I have a big soft spot for Joseph, too, but he and Isabella illustrate the big difference gender and the resulting power imbalance made. When Joseph finds himself in a marriage with a partner he does not want to be married to, for whom, in fact, he feels physical revulsion (i.e.his second wife), he avoids the woman in question. He can do that, because he‘s a) a man, and b) the co-ruling Emperor. And when after her death his mother wants him to marry a third time, he can point blank refuse. MT isn‘t happy, but as it‘s the aftermath of FS‘s death and Leopold has already produced male Habsburgs of the next generation, this is not a fight she keeps fighting. Both these actions would not have been possible for a woman, including MT herself when young. If FS had died during his ill-fated attempt at military heroics early in their marriage, with „just“ one or two daughters there, she‘d have had to marry again, no matter her grief. And she would have had to have sex with whoever the choice would have been.

So, in a fairer world Isabella wouldn‘t have had to marry Joseph to begin with, or at least could have told him that he might have fallen in love with her post-wedding (pre-wedding, before they met, he was nervous and really sceptical about marriage, which comes not just with being an 18 years old but an 18 years old Fritz fanboy) but she didn‘t love him), but she didn‘t feel anything of the sort for him, instead of having to fake love and joy. In the world they actually lived in, the odds were completely staked against Isabella, and like I said - I‘d have screamed from the rooftops.

(Footnote: I don‘t think Isabella would ever have confided into either FS or MT, not just because her own parents had been an example of everything bad a marriage could be, but because the whole point of Isabella being Joseph‘s wife ultimately was to produce an heir for the Habsburg dynasty (and to further the new Habsburg/Bourbon reconciliation). If not as Joseph’s wife, say, in the unlikely case of an anulment, there would have been no justification for her being there (i.e. with the yet unmarried MC) at all. Now if Joseph had been awful to her, or had avoided her (she wishes) the way he would his second wife, then she could have complained to his parents.
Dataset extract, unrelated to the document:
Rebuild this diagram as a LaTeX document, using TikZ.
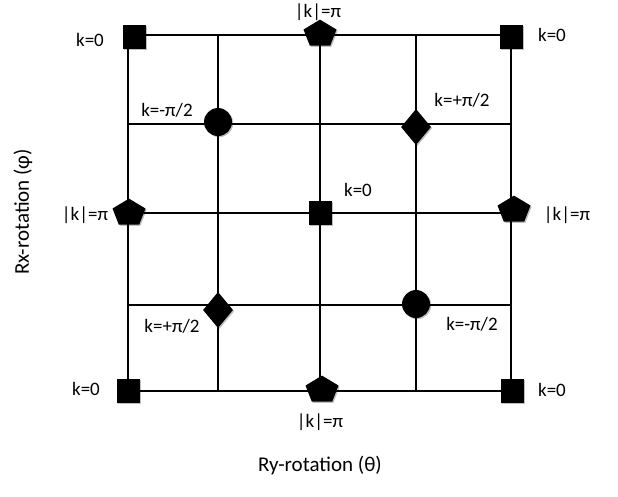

But since he was being attentive and worshipping the ground she walked on, there was nothing she could have said that to an 18th century mentality would have justified a complaint.

In this context, it‘s worth noting that an older Joseph did go to the trouble during his visit to France to not just have that sex advice talk with Louis and the not listened to warning about the state of France to both Louis and Marie Antoinette, but he also when his sister first confided into him, and spelled out not just the excruciating details but basically depressedly went „maybe it‘s me, maybe I‘m just not hot enough or good enough“; he did try to cheer her up, build up her spirits and soothe her feelings by praising how elegant and beautiful a princess and hostess she was, and awkwardly told her that if she weren‘t his sister, her existence would totally convince him to change his mind about never marrying again. He was able to recognize unhappiness then, and that MA‘s problem wasn‘t just that she and Louis hadn‘t been able to have a child (though that was a big one for both political and personal reasons, obviously).

(Mind you, the next sister Joseph visited on that particular journey had worse. That was Marie Carolina who‘d married the King of Naples. I am still at the conference, but when I‘m back home I must quote you from Joseph‘s letters to MT about this fellow‘s sheer ghastliness. (None of them had met him previously, the marriage had been made via negotiations and proxy.) He was into cruel pranks and exposing his penis in society, among other things. BTW, if you‘ve ever read a novel or watched a film featuring the Nelson/Lady Hamilton tale, that was the court of Naples Sir William Hamilton was the British Ambassador at, and the Queen of Naples Emma befriended. Anyway, the reason I mention it is that an older, more mature Joseph - possibly due to his five ladyfriends, possibly simply due to more experience - does display a bit of a clue of how unfair life can be for a royal woman, and who knows whether or not he‘d have figured out how Isabella really felt and/or would have least tried to make everything a bit more bearable for her. But not at age 18 - 21 he wasn‘t. Without any bad intentions on his part, he was instead what she resented most about her life.)